Stewart Ritchie, director, Pensions Development Scottish Equitable Sir, Paul Newton's article...
Stewart Ritchie, director,
Pensions Development Scottish Equitable
Paul Newton's article about pension deficits (IW 19 May) is helpful and timely, but does it go far enough? The deficits are measured on FRS17, but this discounts the liabilities using AA bond yields. A solvency basis equivalent in strength to a life office guarantee might be closer to a long gilt yield minus half a percent, and would produce deficits of perhaps twice or three times those of FRS17.
If the market is going to use the weaker FRS17 measure in valuing a company's shares, it should be very clear why. Is it because the company can walk away from part of its pension promise?
If so, perhaps the market should consider the circumstances in which this would happen.
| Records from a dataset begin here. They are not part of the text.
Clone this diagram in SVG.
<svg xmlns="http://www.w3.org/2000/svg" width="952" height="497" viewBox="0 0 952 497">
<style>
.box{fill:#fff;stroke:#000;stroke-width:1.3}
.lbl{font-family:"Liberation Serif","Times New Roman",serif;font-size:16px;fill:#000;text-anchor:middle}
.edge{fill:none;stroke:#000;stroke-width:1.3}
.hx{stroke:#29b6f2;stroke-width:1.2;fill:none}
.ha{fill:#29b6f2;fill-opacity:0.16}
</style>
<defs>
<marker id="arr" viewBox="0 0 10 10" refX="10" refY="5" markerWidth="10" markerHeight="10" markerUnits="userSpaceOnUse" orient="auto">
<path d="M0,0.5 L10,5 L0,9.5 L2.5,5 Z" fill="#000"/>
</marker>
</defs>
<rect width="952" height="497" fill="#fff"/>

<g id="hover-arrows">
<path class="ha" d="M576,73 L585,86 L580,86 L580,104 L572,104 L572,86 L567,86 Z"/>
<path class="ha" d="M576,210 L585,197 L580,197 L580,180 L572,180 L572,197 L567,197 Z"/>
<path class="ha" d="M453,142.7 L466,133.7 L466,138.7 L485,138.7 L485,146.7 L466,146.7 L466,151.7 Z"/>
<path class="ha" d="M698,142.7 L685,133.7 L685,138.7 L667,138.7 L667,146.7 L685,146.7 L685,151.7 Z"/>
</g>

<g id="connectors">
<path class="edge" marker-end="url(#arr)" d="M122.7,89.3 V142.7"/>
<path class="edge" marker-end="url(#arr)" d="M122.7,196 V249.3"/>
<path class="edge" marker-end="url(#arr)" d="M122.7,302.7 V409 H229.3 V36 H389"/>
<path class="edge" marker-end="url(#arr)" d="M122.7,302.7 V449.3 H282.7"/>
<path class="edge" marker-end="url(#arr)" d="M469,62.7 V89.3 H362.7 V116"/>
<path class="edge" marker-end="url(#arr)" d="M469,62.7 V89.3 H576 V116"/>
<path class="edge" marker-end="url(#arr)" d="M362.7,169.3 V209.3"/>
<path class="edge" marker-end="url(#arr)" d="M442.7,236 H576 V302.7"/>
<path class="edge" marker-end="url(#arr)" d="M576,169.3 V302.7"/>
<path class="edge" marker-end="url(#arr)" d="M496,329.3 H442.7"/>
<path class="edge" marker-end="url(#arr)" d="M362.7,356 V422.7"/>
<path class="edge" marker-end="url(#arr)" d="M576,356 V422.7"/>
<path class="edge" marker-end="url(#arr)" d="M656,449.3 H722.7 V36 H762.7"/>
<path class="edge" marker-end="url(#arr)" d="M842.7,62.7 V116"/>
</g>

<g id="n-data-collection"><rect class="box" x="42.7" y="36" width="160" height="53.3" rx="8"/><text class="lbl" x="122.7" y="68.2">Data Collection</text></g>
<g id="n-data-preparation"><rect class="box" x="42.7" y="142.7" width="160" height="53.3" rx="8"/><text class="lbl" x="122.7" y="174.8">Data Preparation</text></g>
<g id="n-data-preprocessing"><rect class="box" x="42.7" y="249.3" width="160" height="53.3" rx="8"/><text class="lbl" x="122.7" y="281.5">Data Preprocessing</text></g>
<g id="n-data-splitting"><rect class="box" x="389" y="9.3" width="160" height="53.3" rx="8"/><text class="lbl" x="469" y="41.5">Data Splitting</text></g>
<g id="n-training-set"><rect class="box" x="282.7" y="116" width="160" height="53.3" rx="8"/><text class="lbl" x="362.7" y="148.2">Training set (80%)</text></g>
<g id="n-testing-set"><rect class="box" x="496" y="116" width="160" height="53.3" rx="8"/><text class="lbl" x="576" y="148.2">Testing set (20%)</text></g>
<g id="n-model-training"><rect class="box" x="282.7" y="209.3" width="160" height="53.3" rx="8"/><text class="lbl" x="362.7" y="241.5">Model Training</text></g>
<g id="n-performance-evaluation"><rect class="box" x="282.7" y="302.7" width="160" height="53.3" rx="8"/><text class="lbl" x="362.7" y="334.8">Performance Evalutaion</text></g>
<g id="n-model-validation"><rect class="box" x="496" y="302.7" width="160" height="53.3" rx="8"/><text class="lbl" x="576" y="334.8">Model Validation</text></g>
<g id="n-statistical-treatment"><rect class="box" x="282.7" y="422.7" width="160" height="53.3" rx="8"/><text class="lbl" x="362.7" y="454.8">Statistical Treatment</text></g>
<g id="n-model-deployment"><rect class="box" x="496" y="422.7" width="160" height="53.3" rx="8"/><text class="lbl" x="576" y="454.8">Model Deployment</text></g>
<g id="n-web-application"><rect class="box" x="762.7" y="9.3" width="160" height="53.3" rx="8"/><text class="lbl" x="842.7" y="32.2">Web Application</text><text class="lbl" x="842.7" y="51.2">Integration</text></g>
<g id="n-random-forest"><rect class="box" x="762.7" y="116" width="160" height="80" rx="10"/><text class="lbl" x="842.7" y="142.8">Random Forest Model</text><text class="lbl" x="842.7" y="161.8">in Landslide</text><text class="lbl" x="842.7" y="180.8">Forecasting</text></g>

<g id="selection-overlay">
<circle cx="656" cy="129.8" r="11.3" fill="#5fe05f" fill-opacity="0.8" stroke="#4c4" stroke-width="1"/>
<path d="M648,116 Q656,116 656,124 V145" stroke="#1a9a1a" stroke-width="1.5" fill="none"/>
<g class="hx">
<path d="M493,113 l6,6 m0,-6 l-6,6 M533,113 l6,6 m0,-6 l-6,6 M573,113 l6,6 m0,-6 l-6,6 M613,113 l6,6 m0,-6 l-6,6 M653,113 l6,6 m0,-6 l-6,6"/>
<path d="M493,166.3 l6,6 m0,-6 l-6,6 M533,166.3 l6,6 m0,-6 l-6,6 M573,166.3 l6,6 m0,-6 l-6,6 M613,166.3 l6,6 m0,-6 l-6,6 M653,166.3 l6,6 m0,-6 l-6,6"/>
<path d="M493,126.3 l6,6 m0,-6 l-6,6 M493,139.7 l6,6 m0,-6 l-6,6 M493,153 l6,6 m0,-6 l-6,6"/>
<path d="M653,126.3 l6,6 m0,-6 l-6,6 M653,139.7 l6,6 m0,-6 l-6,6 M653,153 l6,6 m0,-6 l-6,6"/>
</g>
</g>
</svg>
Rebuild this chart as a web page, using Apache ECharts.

For example if it would happen only when the company was in dire straits, this is effectively saying 'I will take positive credit for an event which would by its nature mean a low share price.'
Is the rationale instead that the company pension scheme will obtain a higher yield than gilts? To the extent that the market is composed of equity fund managers and analysts,this is perhaps an article of faith, but does involve risk that should be recognised.
Perhaps the least satisfactory reason for using FRS17 is that solvency figures are not available. But as the Financial Times reported on 17 May, that problem may soon be corrected.